In the schools, says Pérez Lezcano, "we carry out what we call patriotic-military-internationalist work. We convey our experiences as combatants to children and youth, from elementary school to high school, pre-university, and university students. Our members aren't academic lecturers. They talk about their own lives to audiences of youth."

Chui Beltrán explained that "every school is linked to a neighborhood Association of Combatants. We give talks to the students about the history of the revolution both nationally and in that particular community.

"When the combatants go to the schools and give talks, the students love it - and so do the teachers, because the combatants are telling about their own experiences. For example, someone who fought alongside Che will talk about their experiences in battle with him, explaining what Che was like.

"That's important. The teachers know history because they read and study it, and they can explain things theoretically, but it's often not from their own experience. So the teacher can talk about a historical event, and then the combatant will come and tell how that event actually occurred and what he did in it.

"This living history is something we must not lose. We must revive it and keep it for the future."

He added, "Our combatants are now going to speak at the universities too. Many of us are a little intimidated by the universities, because of the high cultural level there. But we've broken through that fear now, and we're doing work with groups of university students."

The Association of Combatants is also present in factories and other workplaces. "We educate other workers, giving talks on dates that commemorate a historical event or the death in combat of a martyr of the revolution," Chui Beltrán noted. "The combatants all signed the Declaration of the Mambises of the 20th Century. We took part in that effort and got people to sign it in all the neighborhoods and workplaces."

The "Declaration of the Mambises" - referring to the 19th century plebeian fighters for Cuba's independence from Spain, or mambises - was a 1997 statement signed by military officers and hundreds of thousands of other Cubans expressing support for the revolution and rejecting a public appeal by the Clinton administration to Cuban officers to overthrow the central leadership of the revolutionary government in exchange for some U.S. funds.

The combatants also play a role in military training activities, from the army reserves to the popular militias in workplaces and neighborhoods. Mobilizations such as the national Days of Defense are part of the revolutionary leadership's strategy, known as the War of the Entire People, of organizing millions of Cubans for the defense of the revolution against any imperialist assault.

"All the combatants, only a minority of whom are retired, play an important role in the military reserves," Chui Beltrán explained. "And we are always the first when it comes to the Days of Defense, and in preparing the Production and Defense Brigades in the factories. Those of us who have jobs participate in the defense units in our workplaces. And we take part in the units in our neighborhoods."
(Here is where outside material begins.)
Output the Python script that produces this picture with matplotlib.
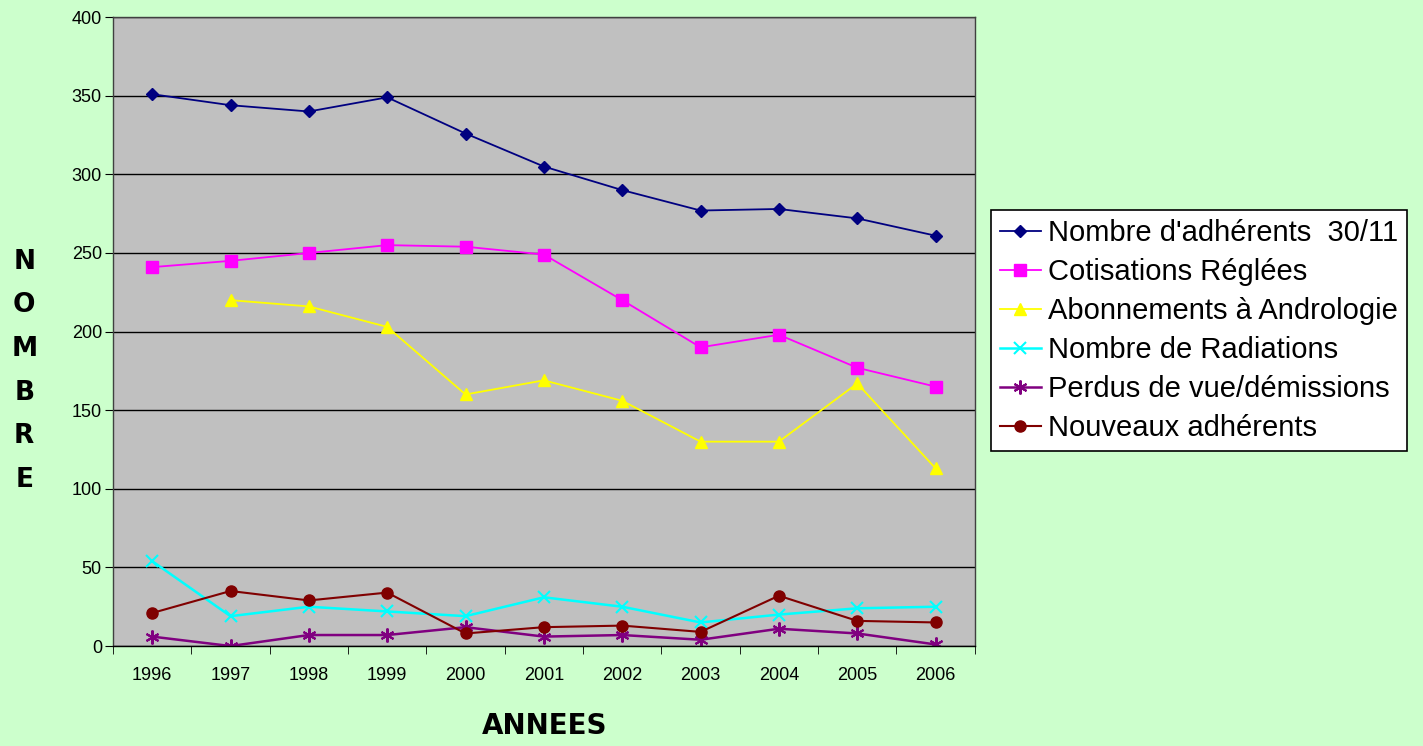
import numpy as np
import matplotlib.pyplot as plt
from matplotlib.ticker import FixedLocator

annees = ['1996', '1997', '1998', '1999', '2000', '2001', '2002', '2003', '2004', '2005', '2006']
adherents = [351, 344, 340, 349, 326, 305, 290, 277, 278, 272, 261]
cotisations = [241, 245, 250, 255, 254, 249, 220, 190, 198, 177, 165]
abonnements = [np.nan, 220, 216, 203, 160, 169, 156, 130, 130, 167, 113]
radiations = [54, 19, 25, 22, 19, 31, 25, 15, 20, 24, 25]
perdus = [6, 0, 7, 7, 12, 6, 7, 4, 11, 8, 1]
nouveaux = [21, 35, 29, 34, 8, 12, 13, 9, 32, 16, 15]

plt.rcParams['font.family'] = ['Liberation Sans', 'DejaVu Sans']

fig = plt.figure(figsize=(14.23, 7.46), dpi=100, facecolor='#CCFFCC')
ax = fig.add_axes([0.0794, 0.134, 0.6056, 0.843])
ax.set_facecolor('#C0C0C0')

x = np.arange(len(annees))
ax.plot(x, adherents, color='#000080', marker='D', ms=6, lw=1.3, label="Nombre d'adhérents  30/11")
ax.plot(x, cotisations, color='#FF00FF', marker='s', ms=8, lw=1.3, label='Cotisations Réglées')
ax.plot(x, abonnements, color='#FFFF00', marker='^', ms=9, lw=1.3, label='Abonnements à Andrologie')
ax.plot(x, radiations, color='#00FFFF', marker='x', ms=9, mew=1.5, lw=1.8, label='Nombre de Radiations')
ax.plot(x, perdus, color='#800080', marker=(6, 2, 0), ms=10, mew=1.5, lw=1.8, label='Perdus de vue/démissions')
ax.plot(x, nouveaux, color='#800000', marker='o', ms=8, lw=1.5, label='Nouveaux adhérents')

ax.set_xlim(-0.5, len(annees) - 0.5)
ax.set_ylim(0, 400)
ax.set_yticks(range(0, 401, 50))
ax.yaxis.grid(True, color='black', lw=1)
ax.set_axisbelow(True)

ax.set_xticks(x)
ax.set_xticklabels(annees)
ax.xaxis.set_minor_locator(FixedLocator(np.arange(-0.5, len(annees), 1)))
ax.tick_params(axis='x', which='major', length=0, pad=15, labelsize=13)
ax.tick_params(axis='x', which='minor', length=6, color='black')
ax.tick_params(axis='y', length=6, labelsize=13, pad=2)
for s in ax.spines.values():
    s.set_color('#404040')
    s.set_linewidth(1)
ax.spines['bottom'].set_color('black')

fig.text(0.383, 0.027, 'ANNEES', ha='center', va='center', fontsize=20, fontweight='bold',
         family='DejaVu Sans')
fig.text(0.017, 0.503, 'N\nO\nM\nB\nR\nE', ha='center', va='center', fontsize=19,
         fontweight='bold', family='DejaVu Sans', linespacing=1.88)

leg = fig.legend(loc='center left', bbox_to_anchor=(0.6964, 0.557), fontsize=21, frameon=True,
                 fancybox=False, edgecolor='black', facecolor='white', framealpha=1,
                 handlelength=1.4, handletextpad=0.25, labelspacing=0.38, borderpad=0.3,
                 borderaxespad=0)
leg.get_frame().set_linewidth(1.2)

fig.savefig('out.png', dpi=100, facecolor=fig.get_facecolor())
The Association of Combatants does political work in the neighborhoods. It collaborates with all the mass organizations in the country, such as the Union of Young Communists, Federation of Cuban Women, Central Organization of Cuban Workers, and National Association of Small Farmers. Members of the association set an example by joining volunteer brigades to bring in the sugar, coffee, or tobacco harvests.

"The work of our members with these institutions is all voluntary," Chui Beltrán stressed. "Since the big majority of the combatants are of working age and hold jobs, we usually do our work outside normal working hours. Members of the association do a lot of work in the evenings and on Saturdays and Sundays. We go to our meetings, we work with the mass organizations, in the schools, in the workplaces. The combatants are everywhere.

"In other words, we're not an elite that lives removed from that struggle. Wherever there is a problem, you'll see the combatants stepping forward."

Women combatants
The two generals underscored the role played by women in the Association of Combatants. Of the 300,000 members of the association, some 5 percent are women today. "We have women combatants from all the different periods in the revolution," Chui Beltrán pointed out. "The majority of them are young internationalists. They have served in various countries as combatants, nurses, FAR officers, or in other capacities. For example, the president of the Association of Combatants in Guantánamo province is Victoria Arrúes Caraballo, who was the head of the women's antiaircraft artillery battalion in Angola.

He noted that "women have played a crucial role in the fight for our country's independence and sovereignty since the time of the mambises. During the war for liberation in the Sierra Maestra, for example, we had the Mariana Grajales women's platoon, which was initiated by Fidel.

"Today one of the generals of the Revolutionary Armed Forces, who is part of the leadership of the Association of Combatants, is Brig. Gen. Delsa Esther Puebla, who everyone calls Teté. She was a member of the Mariana Grajales platoon during the revolutionary war.

"The Cuban revolution itself has had many internal revolutions, and one of them was the liberation of women," Chui Beltrán added.

Balance sheet of first five years

Commenting on the first national conference of the Association of Combatants of the Cuban Revolution, held December 5 in Havana, Pérez Lezcano said the meeting drew a balance sheet of their first five years. Leading up to the national gathering, discussions were organized in the 11,000 local associations as well as on the municipal and provincial levels. Some 600 delegates and 300 guests from around the island attended the conference.

"We think we've consolidated ourselves as an organization that defends the revolution," he remarked. "We went into that conference with much more experience, maturity, and unity.

"I say more unity because, before the association was founded, we were combatants from different generations who did not know each other. Sometimes we even lived in the same neighborhood, on the same block, but didn't work together as we are doing now."

Chui Beltrán agreed with Pérez Lezcano on the advances made by the Association of Combatants. He added, "Our great task is to work with the new generation - to help prepare them for the future and for today. We explain to them that under capitalism, a small group of people live well but the big majority live under terrible conditions.

"That's why we're working and fighting so hard. I tell other combatants that the revolution is once again offering us a responsibility - to unite in order to help educate the new generation. We have an important, historic task to fulfill."